And the river flows
“Take Me Back”, by Erasure
I am never gonna get it back again
And the river flows
I am never gonna take it back again…
Sometimes a song speaks to you in an unexpected way, and the music unlocks something you’ve been feeling for a long time, but couldn’t quite name.
Our world is in a state of flux, where everything we thought we knew is being questioned, threatened, and overturned.
Most of us just want to go back to the way things used to be, when we were standing on what we thought was solid ground.
As I was sitting down this morning to decide what to write for this weekly column, an old favorite song of mine came on. I’ve loved Erasure ever since I heard “Chains of Love,” back in the mid eighties. As a young gay man still in the closet, this openly gay band opened my eyes, and suggested new possibilities that I’d been afraid to even think about.
This morning, the lyrics above passed through my consciousness, and it was like a thunderclap.
I’m adrift in my own life. Things have changed for good, and I am never gonna get it back again.
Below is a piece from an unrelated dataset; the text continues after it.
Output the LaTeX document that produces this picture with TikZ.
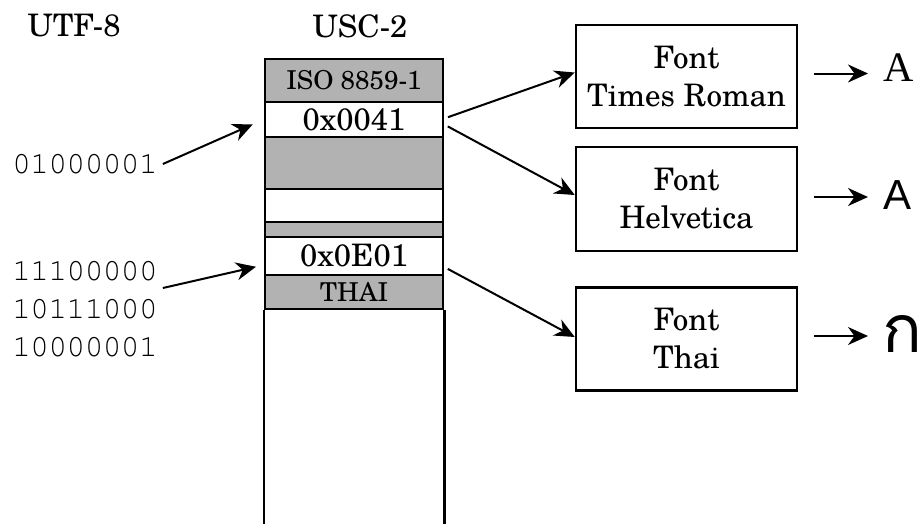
\documentclass[tikz,border=0pt]{standalone}
\usepackage{fontspec}
\usetikzlibrary{arrows.meta}
\setmainfont{texgyreschola}[Extension=.otf, UprightFont=*-regular]
\newfontfamily\bitfont{texgyrecursor-regular.otf}[LetterSpace=-1.6]
\newfontfamily\timesfont{Liberation Serif}
\newfontfamily\helvfont{Liberation Sans}
\newfontfamily\thaifont[Script=Thai]{Loma}
\definecolor{cellgray}{gray}{0.7}
\begin{document}
\begin{tikzpicture}[x=1pt, y=-1pt,
  font=\fontsize{31}{38}\selectfont,
  cell/.style={draw, line width=2.5pt, minimum width=178pt, inner sep=0pt},
  graycell/.style={cell, fill=cellgray},
  small/.style={font=\fontsize{26}{32}\selectfont},
  fontbox/.style={draw, line width=2.5pt, minimum width=221pt, minimum height=103pt, align=center, inner sep=0pt},
  inarrow/.style={-{Stealth[length=20pt, width=18pt]}, line width=2pt},
  bits/.style={font=\bitfont\fontsize{31}{38}\selectfont, inner sep=5pt, align=left},
  glyph/.style={inner sep=0pt, anchor=west}]
\useasboundingbox (0,0) rectangle (922,523);
\node (utf) at (74,26) {UTF-8};
\node (usc) at (360,26) {USC-2};
% the code table
\node[graycell, small, minimum height=43pt] (iso) at (354,80.5) {ISO 8859-1};
\node[cell, minimum height=35pt] (a41) at (354,119.5) {0x0041};
\node[graycell, minimum height=52pt] (gap1) at (354,163) {};
\node[cell, minimum height=33pt] (free) at (354,205.5) {};
\node[graycell, minimum height=15pt] (gap2) at (354,229.5) {};
\node[cell, minimum height=38pt] (e01) at (354,256) {0x0E01};
\node[graycell, small, minimum height=34pt] (thai) at (354,292) {THAI};
\coordinate (bottom) at (0,527);
\draw[line width=2.5pt] (thai.south west) -- (thai.south west |- bottom);
\draw[line width=2.5pt] (thai.south east) -- (thai.south east |- bottom);
% byte strings
\node[bits] (bitsa) at (85,164) {01000001};
\node[bits] (bitsthai) at (85,309) {11100000\\10111000\\10000001};
\draw[inarrow, shorten >=12pt] (bitsa.east) -- (a41.west);
\draw[inarrow, shorten >=8pt] ([yshift=21pt]bitsthai.east) -- ([yshift=-9pt]e01.west);
% fonts
\node[fontbox] (fbtimes) at (686.5,76.5) {Font\\Times Roman};
\node[fontbox, minimum height=104pt] (fbhelv) at (686.5,199) {Font\\Helvetica};
\node[fontbox] (fbthai) at (686.5,339) {Font\\Thai};
\draw[inarrow, shorten <=4pt] ([yshift=1pt]a41.east) -- ([yshift=4pt]fbtimes.west);
\draw[inarrow, shorten <=4pt] ([yshift=-5pt]a41.east) -- ([yshift=4pt]fbhelv.west);
\draw[inarrow, shorten <=4pt] ([yshift=-11pt]e01.east) -- ([yshift=2pt]fbthai.west);
% glyphs
\node[glyph, font=\timesfont\fontsize{42}{42}\selectfont] (gtimes) at (883,68) {A};
\node[glyph, font=\helvfont\fontsize{42}{42}\selectfont] (ghelv) at (883,195) {A};
\node[glyph, font=\thaifont\fontsize{66}{66}\selectfont] (gthai) at (882,334) {ก};
\draw[inarrow, shorten <=16pt, shorten >=15pt] ([yshift=3pt]fbtimes.east) -- ([yshift=3pt]fbtimes.east -| gtimes.west);
\draw[inarrow, shorten <=16pt, shorten >=15pt] ([yshift=2pt]fbhelv.east) -- ([yshift=2pt]fbhelv.east -| ghelv.west);
\draw[inarrow, shorten <=16pt, shorten >=14pt] ([yshift=3pt]fbthai.east) -- ([yshift=3pt]fbthai.east -| gthai.west);
\end{tikzpicture}
\end{document}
I remember the refrain from the Harris campaign last year – “We’re not going back.” It turns out that she was right, just not in the way she meant. There is no going back, not to the way things used to be.
I’ve been searching for a new job for eighteen months. It’s been brutal… no one wants to hire a formerly-self-employed fifty-seven-year-old man, and no one wants to train folks anymore. They want someone who has already been doing that exact same job for at least five years. Welcome to the new American caste system. It’s almost impossible to get a job in a field where you don’t already work. And somehow, even when I do get an interview, there’s always someone more qualified than me.
As a writer, I struggle to keep putting words on the page in this age of uncertainty. I fear that my chance to become known, to matter, has passed me by. How many writers hit it big when they are almost sixty? And yet I keep at it, hoping against hope to someday break through.
And as if all of that personal uncertainty weren’t enough, we’ve been adrift as a country too, ever since the November elections, when everything I thought I knew about the United States was shattered in less than twenty-four hours. Now we live in a period of grave uncertainty, as the ideals I thought we lived by all my life crumble away. Every day hurts.
I should be in bleak despair over all of this. But mostly I am just numb. Adrift. Angry as hell, but without a target for my wrath. Or rather, with a thousand targets, but none of them are within my reach.
So what do I do about this perpetual feeling of being trapped within circumstances beyond our control?
I captured a glimpse of it with a haiku I wrote a week ago:
Sometimes the prize is
not what you thought, but something
else learned on the way.
Somewhere in this mess of a life, in this dumpster fire of a world, there’s a path forward – a way that I can take charge of my life again. A chance for Mark and I to chart a course forward, instead of just letting ourselves drift downriver. And maybe it will turn out to be something I’d never even thought of.
And about that “going back” thing? I’m not even sure I’d want to now. That life was a dead end, and now I’m hungry for something new, something challenging to do with the rest of my life.
Running the Sacramento Book festival has given me a taste of that, and I don’t really want to go back.
I am never gonna take it back again… Maybe Erasure was onto something. Maybe the river of time is carrying Mark and I inexorably toward something new.
We just have to open our eyes to see it.